We all come to this place often with the best intentions. We come here with a good dose of political capital—and we have earned that political capital. It is a trust that is invested in each of us by our communities, and we build on it by showing integrity, by working with others and by being responsive to the people who have put us here. We show it and earn it by demonstrating leadership and by ensuring that we have the nation's best interests at heart, not our own. But that political capital is of no consequence if we are not going to ensure that we exercise what we can to get the change and the reform through this parliament that will impact so directly on the lives of the people whom I have heard from over recent weeks. There will always be barriers. This is a difficult issue to talk about. It is not the main game. It is a fringe issue. There is a very powerful religious lobby in the parliament. We have a toxic political environment. It is very hard to get past the political divide that separates us here, but it is incumbent on each and every one of us to do what the Australian people put us here to do, and that is to listen to them, to not dodge tough issues and to get these reforms through.
I have to say that I have been encouraged by the huge support, again from across the political divide, on hearing about my campaign to introduce dying with dignity laws in the federal parliament. There has been a tremendous response to it. In fact, Alannah MacTiernan has indicated that she wants to co-support any legislation that ensures people have access to that choice. On the issue of medicinal cannabis, Sharman Stone and Melissa Parke, who co-convene the group which I am involved with to help bring Lucy Haslam to the parliament, have indicated that they want to work with us to get this reform through. They want to look beyond the partisan blinkers that so often blind us to the opportunities that we have here to do good things for people who are dying, who are sick and who are suffering. It is our responsibility to do that job.

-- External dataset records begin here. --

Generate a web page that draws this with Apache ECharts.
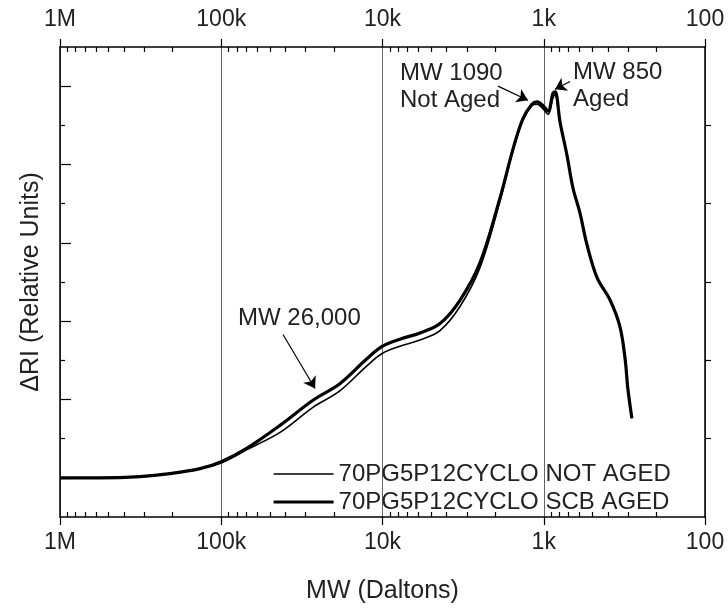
<!DOCTYPE html>
<html><head><meta charset="utf-8">
<script src="https://cdn.jsdelivr.net/npm/echarts@6/dist/echarts.min.js"></script>
<style>html,body{margin:0;padding:0;background:#fff}#c{width:728px;height:609px}</style>
</head><body><div id="c"></div>
<script>
// ---- data ----
const mwValues = [1000000, 565000, 319000, 208000, 135500, 100000, 69200, 43200, 27000, 18400, 12500, 10000, 7800, 5850, 4400, 3300, 2480, 1870, 1550, 1350, 1185, 1100, 1010, 940, 877, 850, 792, 718, 659, 596, 540, 468, 388, 337, 313, 301, 284];
const riAged =    [0, 0, 0.016, 0.054, 0.117, 0.206, 0.38, 0.67, 0.99, 1.20, 1.52, 1.68, 1.77, 1.85, 1.97, 2.27, 2.75, 3.57, 4.20, 4.58, 4.77, 4.80, 4.75, 4.68, 4.91, 4.93, 4.54, 4.12, 3.70, 3.38, 2.98, 2.56, 2.27, 1.93, 1.52, 1.14, 0.76];
const riNotAged = [0, 0, 0.016, 0.054, 0.117, 0.19, 0.36, 0.58, 0.90, 1.11, 1.43, 1.59, 1.68, 1.76, 1.88, 2.19, 2.69, 3.53, 4.18, 4.56, 4.75, 4.77, 4.71, 4.64, 4.85, 4.89, 4.53, 4.12, 3.70, 3.38, 2.98, 2.56, 2.27, 1.93, 1.52, 1.14, 0.76];
const seriesNames = ['70PG5P12CYCLO NOT AGED', '70PG5P12CYCLO SCB AGED'];
const decadeValues = [100, 1000, 10000, 100000, 1000000];
const decadeLabels = ['100', '1k', '10k', '100k', '1M'];
const minorMultipliers = [2, 3, 4, 5, 6, 7, 8, 9];
const yMajorTicks = [0, 1, 2, 3, 4, 5];
const yHalfTicks = [0.5, 1.5, 2.5, 3.5, 4.5];
// annotations: text anchor [MW, RI], arrow tail and head [MW, RI]
const annotationLines = [['MW 1090', 'Not Aged'], ['MW 850', 'Aged'], ['MW 26,000']];
const annotationText = [[7790, 5.16], [658, 5.175], [78700, 2.034]];
const arrowTail = [[1923, 5.0], [687, 5.06], [41400, 1.83]];
const arrowHead = [[1253, 4.82], [851, 4.96], [26200, 1.14]];

// ---- build ----
const L = v => Math.log10(v);
const FONT = "'Liberation Sans', Arial, sans-serif";
const TXT = '#222';
const lineWidths = [1.6, 3.2];
const labelMap = {};
decadeValues.forEach((v, i) => { labelMap[Math.round(L(v))] = decadeLabels[i]; });
const xMinor = [];
for (let n = 2; n <= 5; n++) minorMultipliers.forEach(k => xMinor.push(L(k * Math.pow(10, n))));
const axisLineStyle = { color: '#000', width: 1.5 };
const tickStyle = { color: '#000', width: 1.2 };
const baseX = { type: 'value', min: 2, max: 6, interval: 1, inverse: true, splitLine: { show: false } };
const xLabel = { show: true, formatter: v => labelMap[Math.round(v)] || '', fontSize: 23, color: TXT, fontFamily: FONT };
const baseY = { type: 'value', min: -0.5, max: 5.5, axisLabel: { show: false }, splitLine: { show: false } };

const chart = echarts.init(document.getElementById('c'), null, { renderer: 'canvas' });
const option = {
  animation: false,
  backgroundColor: '#fff',
  grid: { left: 60, right: 23, top: 47, bottom: 86, containLabel: false },
  legend: {
    data: seriesNames.map((n, i) => ({ name: n, lineStyle: { color: '#000', width: lineWidths[i] } })),
    orient: 'vertical', left: 267, top: 457, itemWidth: 60, itemHeight: 14, itemGap: 4,
    itemStyle: { opacity: 0 },
    textStyle: { fontSize: 24, color: TXT, fontFamily: FONT }, selectedMode: false
  },
  xAxis: [
    Object.assign({}, baseX, {
      position: 'bottom',
      axisLine: { show: true, onZero: false, lineStyle: axisLineStyle },
      axisTick: { show: true, inside: false, length: 8, lineStyle: tickStyle },
      axisLabel: Object.assign({}, xLabel, { margin: 14 }),
      splitLine: { show: true, lineStyle: { color: '#666', width: 1 } },
      name: 'MW (Daltons)', nameLocation: 'middle', nameGap: 62,
      nameTextStyle: { fontSize: 25, color: TXT, fontFamily: FONT }
    }),
    Object.assign({}, baseX, {
      position: 'bottom', axisLine: { show: false, onZero: false }, axisLabel: { show: false },
      axisTick: { show: true, inside: true, length: 5, customValues: xMinor, lineStyle: tickStyle }
    }),
    Object.assign({}, baseX, {
      position: 'top',
      axisLine: { show: true, onZero: false, lineStyle: axisLineStyle },
      axisTick: { show: true, inside: false, length: 8, lineStyle: tickStyle },
      axisLabel: Object.assign({}, xLabel, { margin: 16 })
    }),
    Object.assign({}, baseX, {
      position: 'top', axisLine: { show: false, onZero: false }, axisLabel: { show: false },
      axisTick: { show: true, inside: true, length: 5, customValues: xMinor, lineStyle: tickStyle }
    })
  ],
  yAxis: [
    Object.assign({}, baseY, {
      position: 'left',
      axisLine: { show: true, onZero: false, lineStyle: axisLineStyle },
      axisTick: { show: true, inside: true, length: 11, customValues: yMajorTicks, lineStyle: tickStyle },
      name: 'ΔRI (Relative Units)', nameLocation: 'middle', nameGap: 16,
      nameTextStyle: { fontSize: 25, color: TXT, fontFamily: FONT }
    }),
    Object.assign({}, baseY, {
      position: 'left', axisLine: { show: false, onZero: false },
      axisTick: { show: true, inside: true, length: 5, customValues: yHalfTicks, lineStyle: tickStyle }
    }),
    Object.assign({}, baseY, {
      position: 'right',
      axisLine: { show: true, onZero: false, lineStyle: axisLineStyle },
      axisTick: { show: true, inside: false, length: 6, customValues: yHalfTicks, lineStyle: tickStyle }
    })
  ],
  series: [
    {
      name: seriesNames[0], type: 'line', xAxisIndex: 0, yAxisIndex: 0,
      data: mwValues.map((m, i) => [L(m), riNotAged[i]]),
      symbol: 'none', smooth: 0.35, lineStyle: { color: '#000', width: lineWidths[0] }, itemStyle: { color: '#000' }, z: 3
    },
    {
      name: seriesNames[1], type: 'line', xAxisIndex: 0, yAxisIndex: 0,
      data: mwValues.map((m, i) => [L(m), riAged[i]]),
      symbol: 'none', smooth: 0.35, lineStyle: { color: '#000', width: lineWidths[1] }, itemStyle: { color: '#000' }, z: 4
    },
    {
      name: 'arrows', type: 'line', xAxisIndex: 0, yAxisIndex: 0, data: [], silent: true, z: 5,
      markLine: {
        silent: true, symbol: ['none', 'arrow'], symbolSize: 11, animation: false,
        label: { show: false }, lineStyle: { color: '#000', width: 1.2, type: 'solid' },
        itemStyle: { color: '#000' },
        emphasis: { disabled: true },
        data: arrowTail.map((t, i) => [{ coord: [L(t[0]), t[1]] }, { coord: [L(arrowHead[i][0]), arrowHead[i][1]] }])
      }
    }
  ]
};
chart.setOption(option);

// annotation text, positioned from data coordinates
const graphics = [];
annotationLines.forEach((lines, i) => {
  const p = chart.convertToPixel({ xAxisIndex: 0, yAxisIndex: 0 }, [L(annotationText[i][0]), annotationText[i][1]]);
  lines.forEach((t, j) => {
    graphics.push({
      type: 'text', x: p[0], y: p[1] + j * 27, silent: true,
      style: { text: t, fontSize: 24, fontFamily: FONT, fill: TXT, verticalAlign: 'middle', align: 'left' }
    });
  });
});
chart.setOption({ graphic: graphics });
</script></body></html>
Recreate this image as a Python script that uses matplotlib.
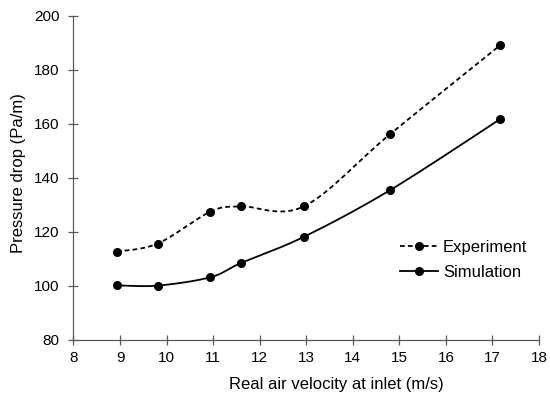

Ultimately, I am optimistic. I am optimistic because of the support we have already received and I am optimistic because, even though there are barriers, there is one thing with both of these issues that politicians cannot ignore, and that is that they have overwhelming public support. One thing that politicians in this place do is listen to community sentiment. When that voice becomes so overwhelming, so loud and so strong, politicians cannot ignore it. Those voices are growing. They are becoming louder. They now have access to this place and, ultimately, we owe a duty to listen to them.